Spot Check Tools

Methodology

How a tool gets from "we should build this" to "live on the site." Same process for every tool, regardless of category.

Sourcing the formula

Every tool starts from a citable source. For tax and payroll tools, the source is the relevant IRS publication, FLSA section, or state labor code. For construction tools, it is the relevant section of the IBC or the trade-standard reference (lumber: NDS; HVAC: ASHRAE Manual J; concrete: ACI). For finance tools, it is the standard formula from a peer-reviewed or textbook source.

The source is named in the tool's "How it works" section. If the source is an external standard with a stable URL (an IRS publication, for example), the tool links to it.

Implementing the calculation

Tools are implemented as small, pure functions. Each function takes structured inputs and returns a structured result. Functions live in their own files and are unit-tested with a test suite that runs in continuous integration.
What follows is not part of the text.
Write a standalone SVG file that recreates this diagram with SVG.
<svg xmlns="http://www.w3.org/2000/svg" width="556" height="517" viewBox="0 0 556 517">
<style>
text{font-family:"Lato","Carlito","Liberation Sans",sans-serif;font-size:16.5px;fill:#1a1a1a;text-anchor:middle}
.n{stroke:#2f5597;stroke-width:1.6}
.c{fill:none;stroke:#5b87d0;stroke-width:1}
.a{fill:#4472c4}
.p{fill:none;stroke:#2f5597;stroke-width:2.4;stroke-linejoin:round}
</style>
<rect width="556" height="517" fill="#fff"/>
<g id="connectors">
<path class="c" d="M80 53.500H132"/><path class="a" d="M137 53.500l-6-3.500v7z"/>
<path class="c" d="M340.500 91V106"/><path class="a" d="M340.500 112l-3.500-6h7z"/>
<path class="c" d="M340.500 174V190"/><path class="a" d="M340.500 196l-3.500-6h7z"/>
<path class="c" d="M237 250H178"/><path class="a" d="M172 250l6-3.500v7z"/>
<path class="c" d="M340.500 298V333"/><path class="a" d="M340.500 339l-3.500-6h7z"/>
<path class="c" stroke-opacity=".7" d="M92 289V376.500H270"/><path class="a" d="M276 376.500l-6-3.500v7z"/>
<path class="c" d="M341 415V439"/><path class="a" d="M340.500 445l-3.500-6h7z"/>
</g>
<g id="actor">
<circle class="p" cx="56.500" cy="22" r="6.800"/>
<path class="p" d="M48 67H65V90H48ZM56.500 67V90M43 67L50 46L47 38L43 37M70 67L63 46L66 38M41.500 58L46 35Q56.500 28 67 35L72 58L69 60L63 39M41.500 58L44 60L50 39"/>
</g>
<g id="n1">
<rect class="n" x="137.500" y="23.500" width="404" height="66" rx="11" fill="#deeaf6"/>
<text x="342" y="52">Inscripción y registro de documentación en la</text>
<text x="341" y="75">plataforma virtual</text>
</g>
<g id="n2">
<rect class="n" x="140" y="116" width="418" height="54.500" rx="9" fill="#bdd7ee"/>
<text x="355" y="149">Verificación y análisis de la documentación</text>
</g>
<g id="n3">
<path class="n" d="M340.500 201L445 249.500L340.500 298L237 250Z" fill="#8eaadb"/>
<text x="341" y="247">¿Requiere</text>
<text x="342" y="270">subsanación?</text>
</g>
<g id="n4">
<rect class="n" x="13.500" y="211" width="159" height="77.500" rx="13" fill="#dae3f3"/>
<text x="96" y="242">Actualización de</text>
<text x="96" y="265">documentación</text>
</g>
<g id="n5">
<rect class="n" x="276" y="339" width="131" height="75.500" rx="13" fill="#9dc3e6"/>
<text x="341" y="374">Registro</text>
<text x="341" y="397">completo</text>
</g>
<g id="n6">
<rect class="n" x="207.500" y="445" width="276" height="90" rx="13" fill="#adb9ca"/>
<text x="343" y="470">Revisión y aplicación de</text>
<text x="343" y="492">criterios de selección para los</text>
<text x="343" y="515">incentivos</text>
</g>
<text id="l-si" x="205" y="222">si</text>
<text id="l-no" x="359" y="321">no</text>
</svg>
When the underlying formula has well-known edge cases (negative inputs, unit conversions, rounding behavior, tax bracket boundaries), the test suite includes those edge cases explicitly.

Validation against a known tool

Before a tool ships, we run a fixed set of test inputs through both our implementation and an independent reference (a published example in the source document, an existing well-regarded tool, or a manual calculation done with the original formula). The results must match within an acceptable tolerance for the domain.

Editorial review

A reviewer separate from the implementer reads the tool page end to end: the calculation, the explanation, the worked examples, the FAQ. The reviewer checks that explanations are accurate, that examples produce the stated results, and that no claim exceeds what the formula supports.

Review cycle

Every tool has a "last reviewed" date in its byline. Tools are reviewed again at least every twelve months. Tools that depend on regulations which change (tax brackets, FLSA rules, building codes) are reviewed when the regulation changes, regardless of the twelve-month cycle.

Corrections

When a reader reports an error and the report is correct, we fix the tool, update the last-reviewed date, and note the change in the editorial changelog. See editorial standards for the corrections policy in detail.